■ **Exercise aim**: Output exactly the lines from the line containing "Reproduce this chart with Chart.js." through the line containing "const yTickLabels = [0, 20, 40, 60];", inclusive, and omit any pictures.
--- Start of Items ---
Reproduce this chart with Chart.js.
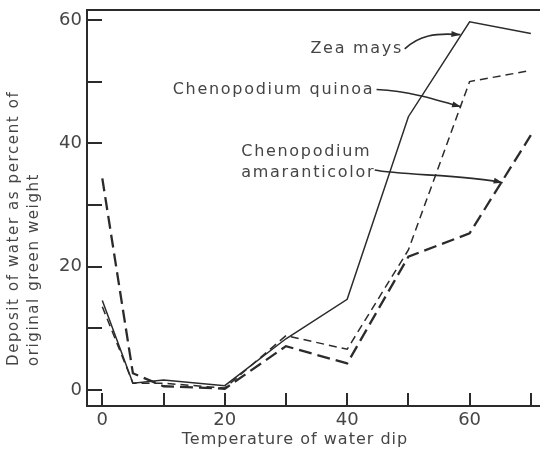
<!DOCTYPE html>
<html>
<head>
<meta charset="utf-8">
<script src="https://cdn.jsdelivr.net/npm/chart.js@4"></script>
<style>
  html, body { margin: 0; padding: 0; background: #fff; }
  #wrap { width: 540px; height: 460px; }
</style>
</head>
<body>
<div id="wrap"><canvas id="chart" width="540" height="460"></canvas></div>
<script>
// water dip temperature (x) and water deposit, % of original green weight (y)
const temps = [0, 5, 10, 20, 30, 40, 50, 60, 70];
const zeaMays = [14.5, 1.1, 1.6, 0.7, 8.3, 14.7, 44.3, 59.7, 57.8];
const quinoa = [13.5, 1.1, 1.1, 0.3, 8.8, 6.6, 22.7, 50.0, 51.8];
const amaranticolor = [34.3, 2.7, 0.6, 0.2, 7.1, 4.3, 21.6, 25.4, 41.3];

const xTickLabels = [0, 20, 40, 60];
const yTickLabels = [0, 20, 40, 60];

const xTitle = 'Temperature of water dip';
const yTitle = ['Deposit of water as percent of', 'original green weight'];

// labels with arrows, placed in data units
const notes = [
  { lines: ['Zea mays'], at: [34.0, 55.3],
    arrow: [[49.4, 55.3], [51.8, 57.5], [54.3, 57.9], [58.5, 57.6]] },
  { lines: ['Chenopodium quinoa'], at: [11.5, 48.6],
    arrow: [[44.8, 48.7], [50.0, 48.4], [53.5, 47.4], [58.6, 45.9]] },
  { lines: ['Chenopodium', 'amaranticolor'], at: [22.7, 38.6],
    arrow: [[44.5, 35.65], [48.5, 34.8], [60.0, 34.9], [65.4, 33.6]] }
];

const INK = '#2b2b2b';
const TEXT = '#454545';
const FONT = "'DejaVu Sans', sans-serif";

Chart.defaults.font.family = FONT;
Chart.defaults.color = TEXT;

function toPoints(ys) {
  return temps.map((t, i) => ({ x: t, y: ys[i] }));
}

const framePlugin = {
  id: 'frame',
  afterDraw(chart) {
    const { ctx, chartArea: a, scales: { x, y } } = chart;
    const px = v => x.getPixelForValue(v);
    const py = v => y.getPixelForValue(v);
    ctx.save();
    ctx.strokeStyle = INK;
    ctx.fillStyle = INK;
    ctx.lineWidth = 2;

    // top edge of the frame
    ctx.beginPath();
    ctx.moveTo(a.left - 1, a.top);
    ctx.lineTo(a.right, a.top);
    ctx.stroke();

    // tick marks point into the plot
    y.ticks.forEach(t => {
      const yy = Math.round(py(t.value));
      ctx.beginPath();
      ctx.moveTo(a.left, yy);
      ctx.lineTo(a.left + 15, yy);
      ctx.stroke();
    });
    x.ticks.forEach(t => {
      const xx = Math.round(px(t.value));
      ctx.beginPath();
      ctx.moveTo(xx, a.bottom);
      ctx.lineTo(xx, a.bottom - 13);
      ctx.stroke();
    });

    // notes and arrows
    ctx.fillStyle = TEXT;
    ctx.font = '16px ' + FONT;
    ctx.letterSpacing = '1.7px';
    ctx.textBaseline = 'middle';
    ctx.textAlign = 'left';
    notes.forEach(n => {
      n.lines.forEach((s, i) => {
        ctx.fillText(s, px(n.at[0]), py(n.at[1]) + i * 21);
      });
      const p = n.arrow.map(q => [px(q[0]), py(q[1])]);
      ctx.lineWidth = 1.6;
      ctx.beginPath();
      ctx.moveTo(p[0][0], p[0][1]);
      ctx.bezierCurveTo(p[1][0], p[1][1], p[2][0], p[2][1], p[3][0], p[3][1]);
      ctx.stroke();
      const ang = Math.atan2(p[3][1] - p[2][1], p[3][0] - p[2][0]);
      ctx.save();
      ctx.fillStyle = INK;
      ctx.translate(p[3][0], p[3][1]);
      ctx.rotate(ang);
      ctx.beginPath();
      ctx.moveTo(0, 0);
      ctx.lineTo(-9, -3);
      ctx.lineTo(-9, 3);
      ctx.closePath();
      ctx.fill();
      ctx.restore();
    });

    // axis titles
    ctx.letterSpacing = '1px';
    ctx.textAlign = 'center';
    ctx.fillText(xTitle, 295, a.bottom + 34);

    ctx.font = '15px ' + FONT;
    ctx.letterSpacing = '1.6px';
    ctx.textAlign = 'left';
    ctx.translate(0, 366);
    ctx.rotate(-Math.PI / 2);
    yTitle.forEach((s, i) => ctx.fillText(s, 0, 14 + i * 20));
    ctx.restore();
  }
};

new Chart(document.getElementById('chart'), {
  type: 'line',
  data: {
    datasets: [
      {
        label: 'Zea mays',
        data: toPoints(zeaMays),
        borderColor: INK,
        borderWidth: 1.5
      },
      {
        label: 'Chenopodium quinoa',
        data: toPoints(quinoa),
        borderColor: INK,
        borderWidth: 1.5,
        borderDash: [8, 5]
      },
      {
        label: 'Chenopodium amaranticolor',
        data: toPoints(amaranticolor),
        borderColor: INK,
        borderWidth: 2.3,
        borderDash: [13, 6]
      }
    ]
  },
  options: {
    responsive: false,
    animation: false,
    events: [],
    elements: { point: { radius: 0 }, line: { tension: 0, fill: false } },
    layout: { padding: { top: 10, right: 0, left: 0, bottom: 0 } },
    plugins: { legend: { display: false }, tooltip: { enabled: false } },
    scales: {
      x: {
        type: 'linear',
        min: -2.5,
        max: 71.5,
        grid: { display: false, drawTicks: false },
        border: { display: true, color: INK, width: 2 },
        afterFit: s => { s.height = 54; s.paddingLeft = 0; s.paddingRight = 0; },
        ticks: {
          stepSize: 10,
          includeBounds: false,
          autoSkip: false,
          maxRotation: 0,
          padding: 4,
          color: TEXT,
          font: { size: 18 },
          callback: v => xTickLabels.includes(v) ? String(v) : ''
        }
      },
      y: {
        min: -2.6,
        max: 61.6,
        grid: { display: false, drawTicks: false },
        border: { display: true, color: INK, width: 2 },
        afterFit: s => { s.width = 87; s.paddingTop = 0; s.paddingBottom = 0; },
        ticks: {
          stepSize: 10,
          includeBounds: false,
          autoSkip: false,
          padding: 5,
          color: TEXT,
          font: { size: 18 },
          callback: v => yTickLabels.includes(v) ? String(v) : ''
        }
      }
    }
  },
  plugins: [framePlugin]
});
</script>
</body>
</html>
--- End of Items ---
--- Start of Items ---
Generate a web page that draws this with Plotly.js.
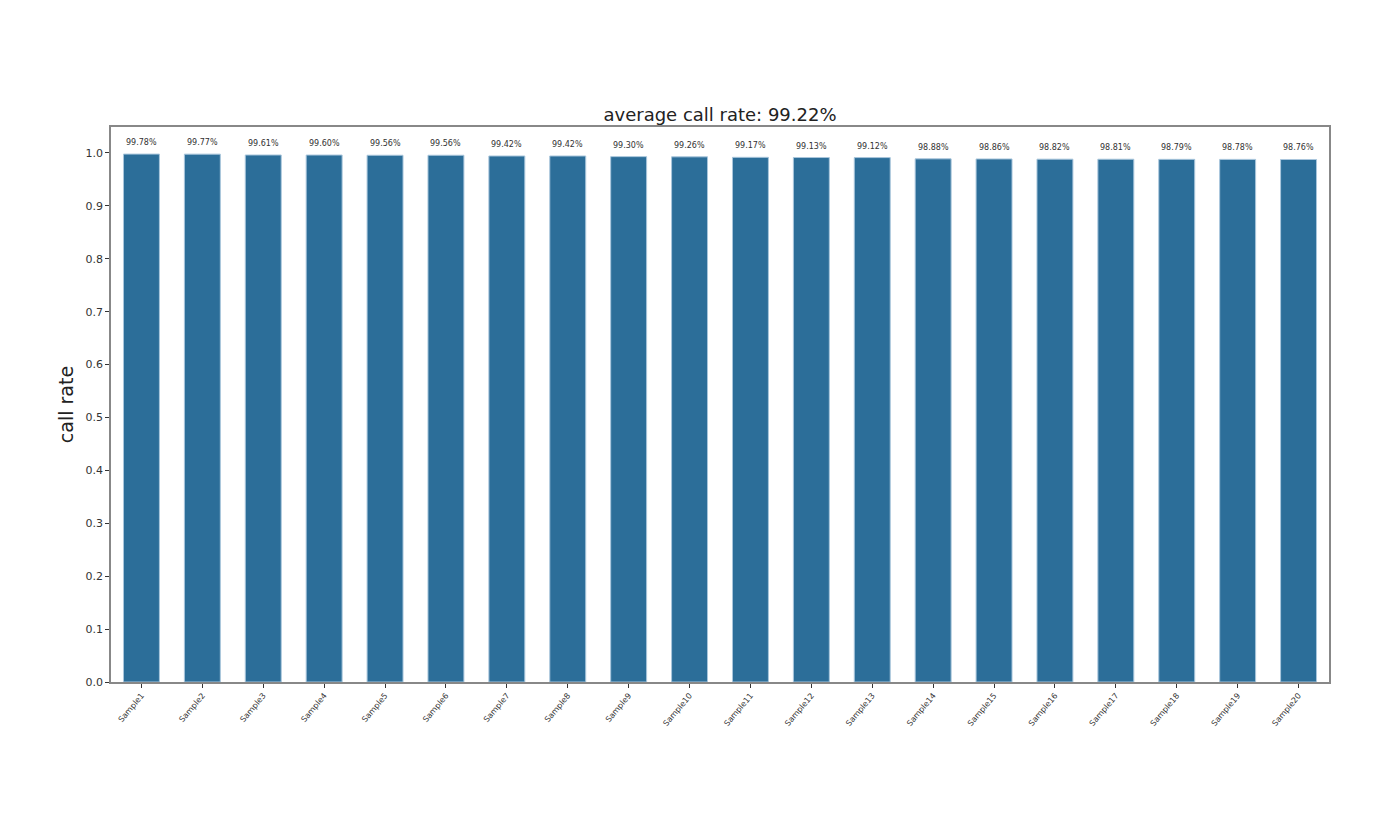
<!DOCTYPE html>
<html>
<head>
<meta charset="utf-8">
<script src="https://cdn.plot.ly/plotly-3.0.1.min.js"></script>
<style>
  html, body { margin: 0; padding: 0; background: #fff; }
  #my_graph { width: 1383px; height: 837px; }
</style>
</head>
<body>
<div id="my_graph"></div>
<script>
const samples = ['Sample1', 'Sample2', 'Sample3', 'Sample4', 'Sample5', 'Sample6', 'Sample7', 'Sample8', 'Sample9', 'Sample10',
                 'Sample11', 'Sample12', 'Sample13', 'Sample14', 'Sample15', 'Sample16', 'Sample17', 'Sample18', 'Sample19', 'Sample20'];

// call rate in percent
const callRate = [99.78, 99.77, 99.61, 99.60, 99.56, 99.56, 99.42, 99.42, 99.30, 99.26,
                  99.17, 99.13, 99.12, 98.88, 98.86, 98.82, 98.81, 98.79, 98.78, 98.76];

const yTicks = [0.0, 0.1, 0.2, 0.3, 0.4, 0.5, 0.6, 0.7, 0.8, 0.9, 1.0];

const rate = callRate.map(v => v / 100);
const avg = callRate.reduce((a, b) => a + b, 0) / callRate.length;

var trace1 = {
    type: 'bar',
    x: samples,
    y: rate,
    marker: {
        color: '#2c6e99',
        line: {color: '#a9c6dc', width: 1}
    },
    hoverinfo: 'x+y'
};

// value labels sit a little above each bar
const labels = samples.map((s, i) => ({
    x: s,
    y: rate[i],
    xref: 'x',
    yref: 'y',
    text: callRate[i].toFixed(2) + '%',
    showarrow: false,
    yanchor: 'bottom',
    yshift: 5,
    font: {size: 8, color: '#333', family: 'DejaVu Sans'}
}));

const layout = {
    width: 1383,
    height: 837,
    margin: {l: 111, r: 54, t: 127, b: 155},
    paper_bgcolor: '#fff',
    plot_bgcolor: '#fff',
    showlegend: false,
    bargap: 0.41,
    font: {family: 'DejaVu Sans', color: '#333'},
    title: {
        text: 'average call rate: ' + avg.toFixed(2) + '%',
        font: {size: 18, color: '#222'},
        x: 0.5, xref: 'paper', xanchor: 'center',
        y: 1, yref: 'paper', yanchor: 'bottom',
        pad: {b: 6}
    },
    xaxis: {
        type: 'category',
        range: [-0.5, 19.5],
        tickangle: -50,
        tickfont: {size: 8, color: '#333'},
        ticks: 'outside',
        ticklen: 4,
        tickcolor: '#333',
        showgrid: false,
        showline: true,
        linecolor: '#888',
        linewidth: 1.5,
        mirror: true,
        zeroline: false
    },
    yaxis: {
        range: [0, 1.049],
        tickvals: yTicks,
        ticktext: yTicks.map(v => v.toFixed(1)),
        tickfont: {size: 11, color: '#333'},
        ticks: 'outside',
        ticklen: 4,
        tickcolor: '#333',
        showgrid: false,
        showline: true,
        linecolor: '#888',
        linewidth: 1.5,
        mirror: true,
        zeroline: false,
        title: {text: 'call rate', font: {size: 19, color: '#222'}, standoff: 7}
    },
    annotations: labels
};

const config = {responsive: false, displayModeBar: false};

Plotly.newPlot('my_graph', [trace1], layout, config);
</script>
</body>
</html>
--- End of Items ---
--- Start of Items ---
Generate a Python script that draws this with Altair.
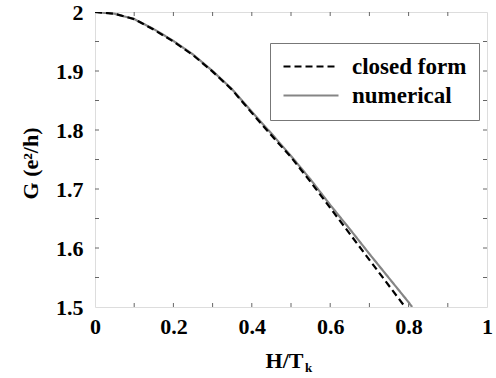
--- End of Items ---
■ **Finished exercise**:
Reproduce this chart with Chart.js.
<!DOCTYPE html>
<html>
<head>
<meta charset="utf-8">
<script src="https://cdn.jsdelivr.net/npm/chart.js@4"></script>
<style>
  html, body { margin: 0; padding: 0; background: #fff; }
  #wrap { width: 540px; height: 460px; }
</style>
</head>
<body>
<div id="wrap"><canvas id="chart" width="540" height="460"></canvas></div>
<script>
// water dip temperature (x) and water deposit, % of original green weight (y)
const temps = [0, 5, 10, 20, 30, 40, 50, 60, 70];
const zeaMays = [14.5, 1.1, 1.6, 0.7, 8.3, 14.7, 44.3, 59.7, 57.8];
const quinoa = [13.5, 1.1, 1.1, 0.3, 8.8, 6.6, 22.7, 50.0, 51.8];
const amaranticolor = [34.3, 2.7, 0.6, 0.2, 7.1, 4.3, 21.6, 25.4, 41.3];

const xTickLabels = [0, 20, 40, 60];
const yTickLabels = [0, 20, 40, 60];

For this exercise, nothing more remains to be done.